C’est d’une autre inspiration que relève l’Aladin écrit par Ernst Jünger. Le Problème d’Aladin est l’avant-dernier roman de l’écrivain.
L’histoire est celle d’un personnage, Friedrich Bahro, issu de l’aristocratie silésienne (région de Pologne). À un moment de sa vie, il se trouve totalement démuni. Après diverses tentatives pour s’en sortir, il se résout à aller voir son oncle Fridolin pour lui demander un travail dans son entreprise funéraire. Friedrich est chargé de contacter les familles des défunts pour organiser les funérailles.
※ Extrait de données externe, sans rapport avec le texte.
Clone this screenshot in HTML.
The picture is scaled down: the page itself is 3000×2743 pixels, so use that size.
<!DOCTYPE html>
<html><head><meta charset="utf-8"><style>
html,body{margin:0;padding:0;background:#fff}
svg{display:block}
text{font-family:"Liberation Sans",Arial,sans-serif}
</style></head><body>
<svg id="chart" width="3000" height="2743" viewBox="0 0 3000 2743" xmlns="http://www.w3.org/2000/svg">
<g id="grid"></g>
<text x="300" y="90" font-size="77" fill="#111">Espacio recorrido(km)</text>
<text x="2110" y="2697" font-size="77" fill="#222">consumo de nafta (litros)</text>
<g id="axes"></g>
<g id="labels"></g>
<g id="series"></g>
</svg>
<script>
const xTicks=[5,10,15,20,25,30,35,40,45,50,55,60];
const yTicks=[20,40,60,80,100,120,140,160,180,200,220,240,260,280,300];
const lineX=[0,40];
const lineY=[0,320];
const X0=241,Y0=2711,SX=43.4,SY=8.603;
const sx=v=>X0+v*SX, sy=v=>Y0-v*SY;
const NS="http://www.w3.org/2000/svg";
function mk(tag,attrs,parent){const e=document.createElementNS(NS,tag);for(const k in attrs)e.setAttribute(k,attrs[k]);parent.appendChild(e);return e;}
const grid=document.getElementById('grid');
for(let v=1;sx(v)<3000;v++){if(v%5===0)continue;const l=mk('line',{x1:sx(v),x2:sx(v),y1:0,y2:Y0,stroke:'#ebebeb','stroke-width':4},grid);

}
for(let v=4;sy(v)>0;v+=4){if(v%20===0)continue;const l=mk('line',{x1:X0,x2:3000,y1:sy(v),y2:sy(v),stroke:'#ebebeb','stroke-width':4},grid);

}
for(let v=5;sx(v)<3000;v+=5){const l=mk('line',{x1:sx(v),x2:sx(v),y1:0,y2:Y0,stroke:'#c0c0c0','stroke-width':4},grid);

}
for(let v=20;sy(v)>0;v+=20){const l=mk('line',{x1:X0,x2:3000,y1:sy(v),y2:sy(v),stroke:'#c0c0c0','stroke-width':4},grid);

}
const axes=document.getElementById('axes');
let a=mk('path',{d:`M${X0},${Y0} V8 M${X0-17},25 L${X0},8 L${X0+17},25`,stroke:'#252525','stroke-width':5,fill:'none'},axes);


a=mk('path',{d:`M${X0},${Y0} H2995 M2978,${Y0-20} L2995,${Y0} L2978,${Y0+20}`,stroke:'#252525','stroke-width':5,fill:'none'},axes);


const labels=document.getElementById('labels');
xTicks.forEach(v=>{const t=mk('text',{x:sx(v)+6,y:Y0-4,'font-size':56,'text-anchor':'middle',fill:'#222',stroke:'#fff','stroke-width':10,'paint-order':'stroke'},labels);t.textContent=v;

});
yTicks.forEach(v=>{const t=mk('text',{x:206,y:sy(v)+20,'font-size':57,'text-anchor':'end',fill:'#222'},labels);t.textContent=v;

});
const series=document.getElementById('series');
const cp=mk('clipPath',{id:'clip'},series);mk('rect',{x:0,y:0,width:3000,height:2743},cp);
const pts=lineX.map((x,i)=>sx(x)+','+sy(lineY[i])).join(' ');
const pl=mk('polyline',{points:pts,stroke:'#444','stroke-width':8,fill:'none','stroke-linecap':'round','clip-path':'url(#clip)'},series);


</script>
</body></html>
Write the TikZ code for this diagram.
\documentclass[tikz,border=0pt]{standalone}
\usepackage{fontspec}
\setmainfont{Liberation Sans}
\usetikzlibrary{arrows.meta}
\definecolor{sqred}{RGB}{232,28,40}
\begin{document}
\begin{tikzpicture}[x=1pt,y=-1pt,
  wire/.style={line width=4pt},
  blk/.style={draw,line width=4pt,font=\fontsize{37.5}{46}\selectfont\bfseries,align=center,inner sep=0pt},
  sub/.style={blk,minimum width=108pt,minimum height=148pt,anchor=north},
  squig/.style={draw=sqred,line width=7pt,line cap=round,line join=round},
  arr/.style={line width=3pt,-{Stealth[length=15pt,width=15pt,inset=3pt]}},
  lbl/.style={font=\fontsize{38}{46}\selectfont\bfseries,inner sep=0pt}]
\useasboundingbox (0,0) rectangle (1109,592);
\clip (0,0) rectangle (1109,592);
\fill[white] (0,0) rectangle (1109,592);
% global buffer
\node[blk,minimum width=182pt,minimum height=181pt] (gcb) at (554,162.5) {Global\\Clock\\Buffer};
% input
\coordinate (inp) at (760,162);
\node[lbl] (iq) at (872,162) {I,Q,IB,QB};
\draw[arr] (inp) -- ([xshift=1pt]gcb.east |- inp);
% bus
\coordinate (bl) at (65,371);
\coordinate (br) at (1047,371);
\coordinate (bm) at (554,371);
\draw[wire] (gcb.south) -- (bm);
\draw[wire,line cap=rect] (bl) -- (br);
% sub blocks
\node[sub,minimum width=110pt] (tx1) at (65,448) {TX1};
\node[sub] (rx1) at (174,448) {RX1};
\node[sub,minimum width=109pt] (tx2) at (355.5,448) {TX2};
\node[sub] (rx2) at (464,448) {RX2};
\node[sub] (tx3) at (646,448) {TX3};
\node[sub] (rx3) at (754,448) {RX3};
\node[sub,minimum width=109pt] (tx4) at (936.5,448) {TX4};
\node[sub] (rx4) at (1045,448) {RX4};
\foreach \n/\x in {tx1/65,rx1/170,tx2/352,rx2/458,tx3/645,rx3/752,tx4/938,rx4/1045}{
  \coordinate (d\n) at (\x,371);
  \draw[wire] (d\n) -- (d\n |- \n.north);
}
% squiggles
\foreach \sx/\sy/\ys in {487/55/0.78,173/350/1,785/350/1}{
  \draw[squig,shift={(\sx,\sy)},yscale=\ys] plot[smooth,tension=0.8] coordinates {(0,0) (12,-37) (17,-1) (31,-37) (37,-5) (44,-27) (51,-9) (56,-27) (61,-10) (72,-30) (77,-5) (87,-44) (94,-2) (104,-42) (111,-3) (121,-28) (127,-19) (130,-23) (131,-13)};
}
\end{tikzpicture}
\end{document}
C’est alors qu’il rencontre des amis qui partent du constat que la mort est caduque puisque les tombes n’ont pas l’assurance de la perpétuité. Ils décident ensemble de monter une société qui gérera la mort à l’échelle planétaire. Le projet grandiose est de faire un cimetière où les gens reposent éternellement. Ils fondent une nouvelle société « Térestra » et cherchent un terrain pour l’installer ; c’est en Cappadoce que la société s’établit. Friedriech est nommé directeur de l’entreprise. La réussite de la société est telle que Friedrich est en butte à des hallucinations au cours desquelles il rencontre Farès (alias le magicien). Dans son délire, il s’aperçoit que la caverne d’Aladin jouxte les cavernes de Cappadoce et que la lampe qui est dans la caverne d’Aladin est en étain tandis que la lampe qui éclaire les locaux de l’entreprise est en uranium. L’entreprise continue à se développer à tel point qu’il faut engager un nouveau dirigeant. Friedrich reçoit de Chine une candidature qui correspond étrangement à ce qu’il recherche. Elle est signée Farès, lequel lui donne rendez-vous. Friedrich (Aladin) va à sa rencontre tout joyeux, à l’idée de lui confier la direction de l’entreprise et de se libérer ainsi de son fardeau (la lampe).
https://journals.openedition.org/feeries/121?lang=en#ftn20
« La lampe d’Aladin était faite d’étain ou de cuivre, peut-être d’argile seulement. Le texte de Galland ne nous dit rien là-dessus – nous apprenons seulement qu’elle était suspendue à la voûte d’une grotte. On ne l’allumait pas, mais on la frottait pour que le génie apparaisse. Il pouvait en une nuit édifier des palais ou ravager des villes, selon que l’ordonnait le maître de la lampe. Elle garantissait la souveraineté jusqu’aux limites du monde connu de la Chine jusqu’à la Mauritanie, Aladin préférait l’existence d’un petit despote. Notre lampe est faite d’uranium. Elle pose le même problème : l’afflux de puissance titanique. »
Ernst Jünger, Le Problème d’Aladin, trad. par Henri Thomas, éd. Ch. Bourgois, Paris, 1983. Jünger écrit ce roman à l’âge de 88 ans, juste avant Les Ciseaux qui seront publiés en 1990.